**PROVIDED RECORDS**
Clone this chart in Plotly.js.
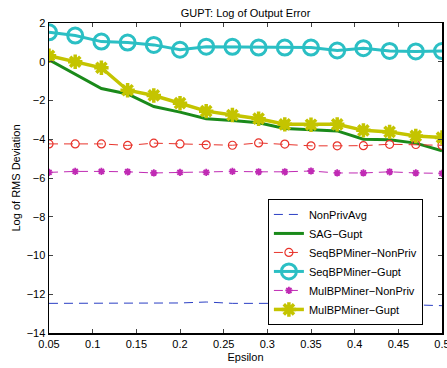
<!DOCTYPE html>
<html><head><meta charset="utf-8">
<script src="https://cdn.plot.ly/plotly-3.0.1.min.js"></script>
<style>html,body{margin:0;padding:0;background:#fff}#chart{width:447px;height:368px}</style>
</head><body><div id="chart"></div>
<script>
const epsilon = [0.05,0.08,0.11,0.14,0.17,0.20,0.23,0.26,0.29,0.32,0.35,0.38,0.41,0.44,0.47,0.50];
const nonPrivAvg = [-12.47,-12.47,-12.48,-12.47,-12.46,-12.45,-12.40,-12.47,-12.47,-12.48,-12.48,-12.47,-12.47,-12.50,-12.55,-12.59];
const sagGupt = [0.10,-0.65,-1.38,-1.66,-2.31,-2.60,-2.94,-3.03,-3.15,-3.44,-3.49,-3.57,-4.00,-4.03,-4.20,-4.60];
const seqNonPriv = [-4.24,-4.24,-4.24,-4.32,-4.20,-4.24,-4.29,-4.31,-4.19,-4.25,-4.34,-4.34,-4.33,-4.26,-4.27,-4.31];
const seqGupt = [1.52,1.35,1.04,0.99,0.87,0.62,0.78,0.77,0.73,0.73,0.73,0.58,0.70,0.56,0.53,0.55];
const mulNonPriv = [-5.71,-5.66,-5.66,-5.68,-5.74,-5.71,-5.71,-5.66,-5.68,-5.68,-5.64,-5.74,-5.74,-5.68,-5.74,-5.76];
const mulGupt = [0.31,0.00,-0.31,-1.47,-1.74,-2.14,-2.55,-2.75,-2.94,-3.23,-3.25,-3.23,-3.54,-3.62,-3.83,-3.91];
const xTicks = [0.05,0.1,0.15,0.2,0.25,0.3,0.35,0.4,0.45,0.5];
const yTicks = [2,0,-2,-4,-6,-8,-10,-12,-14];

const traces = [
  {x: epsilon, y: nonPrivAvg, name: 'NonPrivAvg', mode: 'lines', line: {color: '#2b3fc4', width: 1, dash: '9px,6px'}},
  {x: epsilon, y: sagGupt, name: 'SAG\u2212Gupt', mode: 'lines', line: {color: '#1a8a1a', width: 3}},
  {x: epsilon, y: seqNonPriv, name: 'SeqBPMiner\u2212NonPriv', mode: 'lines+markers', line: {color: '#e8332b', width: 1, dash: '9px,6px'}, marker: {symbol: 'circle-open', size: 8, color: '#e8332b', line: {width: 1.2}}},
  {x: epsilon, y: seqGupt, name: 'SeqBPMiner\u2212Gupt', mode: 'lines+markers', line: {color: '#2bbfc4', width: 3}, marker: {symbol: 'circle-open', size: 15, color: '#2bbfc4', line: {width: 3}}},
  {x: epsilon, y: mulNonPriv, name: 'MulBPMiner\u2212NonPriv', mode: 'lines+markers', line: {color: '#c02bb4', width: 1, dash: '9px,6px'}, marker: {symbol: 'asterisk-open', size: 6, color: '#c02bb4', line: {width: 1.8, color: '#c02bb4'}}},
  {x: epsilon, y: mulGupt, name: 'MulBPMiner\u2212Gupt', mode: 'lines+markers', line: {color: '#c4c400', width: 3.5}, marker: {symbol: 'asterisk-open', size: 12, color: '#c4c400', line: {width: 3.5, color: '#c4c400'}}}
];

const layout = {
  width: 447, height: 368,
  margin: {l: 49, r: 5, t: 23, b: 35},
  paper_bgcolor: '#fff', plot_bgcolor: '#fff',
  font: {family: 'Liberation Sans, Arial, sans-serif', size: 11, color: '#000'},
  title: {text: 'GUPT: Log of Output Error', xref: 'paper', x: 0.5, xanchor: 'center', yref: 'container', y: 0.965, yanchor: 'middle', font: {size: 11}},
  xaxis: {range: [0.05, 0.5], tickvals: xTicks, ticktext: xTicks.map(String), ticklabeloverflow: 'allow', ticks: 'inside', ticklen: 4, showline: true, mirror: 'ticks', linecolor: '#000', linewidth: 1.5, showgrid: false, zeroline: false,
          title: {text: 'Epsilon', standoff: 4, font: {size: 11}}},
  yaxis: {range: [-14, 2], tickvals: yTicks, ticks: 'inside', ticklen: 4, showline: true, mirror: 'ticks', linecolor: '#000', linewidth: 1.5, showgrid: false, zeroline: false,
          title: {text: 'Log of RMS Deviation', standoff: 4, font: {size: 11}}},
  legend: {x: 0.557, y: 0.026, xanchor: 'left', yanchor: 'bottom', bgcolor: '#fff', bordercolor: '#000', borderwidth: 1, font: {size: 11}, tracegroupgap: 0, itemwidth: 30},
  showlegend: true
};
Plotly.newPlot('chart', traces, layout, {displayModeBar: false, staticPlot: true});
</script></body></html>
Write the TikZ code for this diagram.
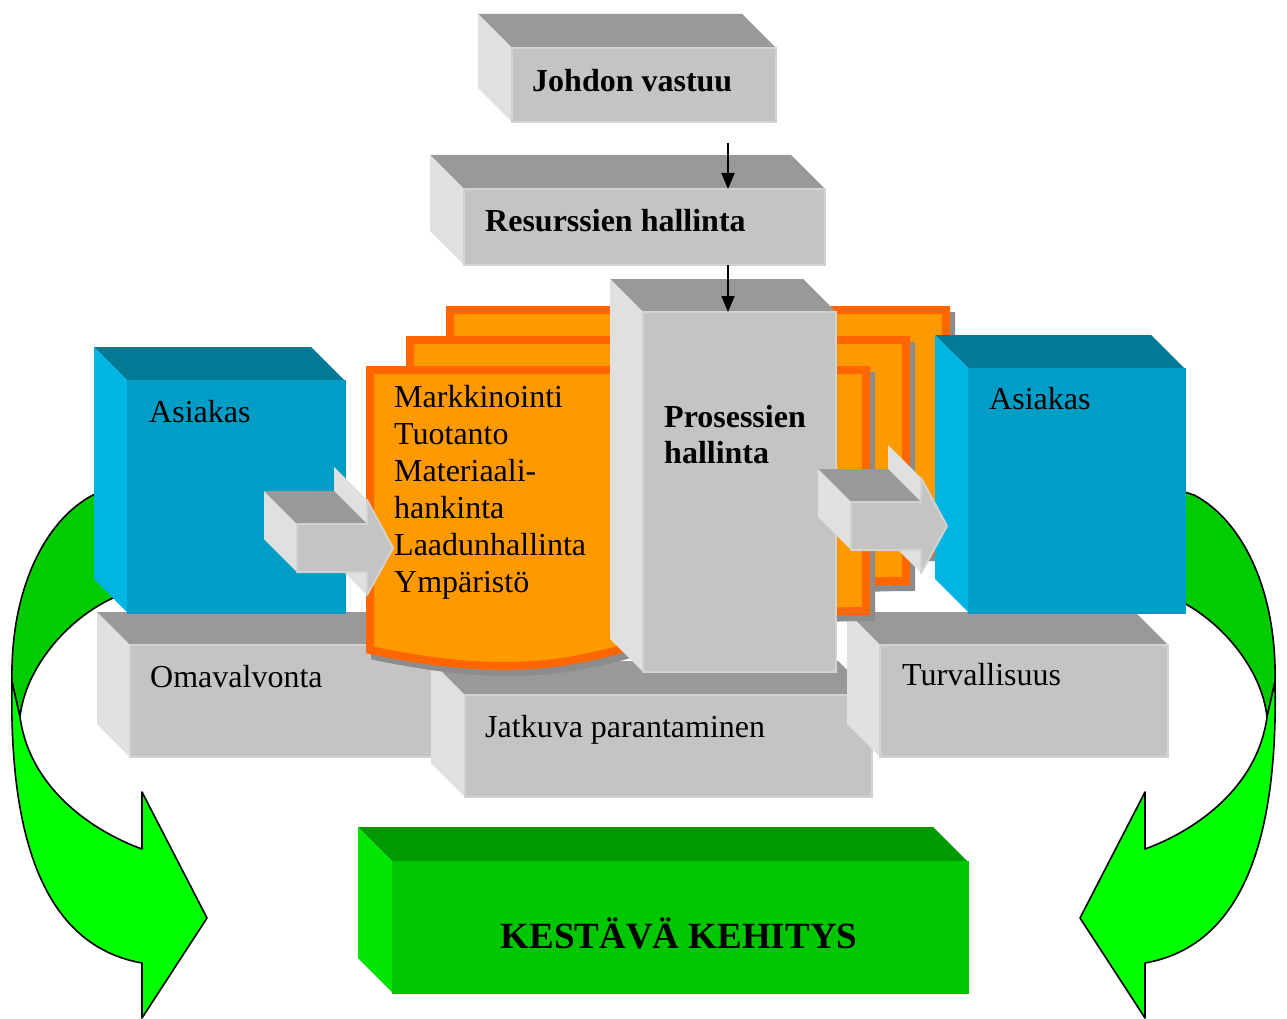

**EXERCISE PROMPT**
Make an exact copy of the lines from the top of the material through the line with "const yTicks = [2,0,-2,-4,-6,-8,-10,-12,-14];", pictures excluded.

**WRITTEN REPLY**
Clone this chart in Plotly.js.
<!DOCTYPE html>
<html><head><meta charset="utf-8">
<script src="https://cdn.plot.ly/plotly-3.0.1.min.js"></script>
<style>html,body{margin:0;padding:0;background:#fff}#chart{width:447px;height:368px}</style>
</head><body><div id="chart"></div>
<script>
const epsilon = [0.05,0.08,0.11,0.14,0.17,0.20,0.23,0.26,0.29,0.32,0.35,0.38,0.41,0.44,0.47,0.50];
const nonPrivAvg = [-12.47,-12.47,-12.48,-12.47,-12.46,-12.45,-12.40,-12.47,-12.47,-12.48,-12.48,-12.47,-12.47,-12.50,-12.55,-12.59];
const sagGupt = [0.10,-0.65,-1.38,-1.66,-2.31,-2.60,-2.94,-3.03,-3.15,-3.44,-3.49,-3.57,-4.00,-4.03,-4.20,-4.60];
const seqNonPriv = [-4.24,-4.24,-4.24,-4.32,-4.20,-4.24,-4.29,-4.31,-4.19,-4.25,-4.34,-4.34,-4.33,-4.26,-4.27,-4.31];
const seqGupt = [1.52,1.35,1.04,0.99,0.87,0.62,0.78,0.77,0.73,0.73,0.73,0.58,0.70,0.56,0.53,0.55];
const mulNonPriv = [-5.71,-5.66,-5.66,-5.68,-5.74,-5.71,-5.71,-5.66,-5.68,-5.68,-5.64,-5.74,-5.74,-5.68,-5.74,-5.76];
const mulGupt = [0.31,0.00,-0.31,-1.47,-1.74,-2.14,-2.55,-2.75,-2.94,-3.23,-3.25,-3.23,-3.54,-3.62,-3.83,-3.91];
const xTicks = [0.05,0.1,0.15,0.2,0.25,0.3,0.35,0.4,0.45,0.5];
const yTicks = [2,0,-2,-4,-6,-8,-10,-12,-14];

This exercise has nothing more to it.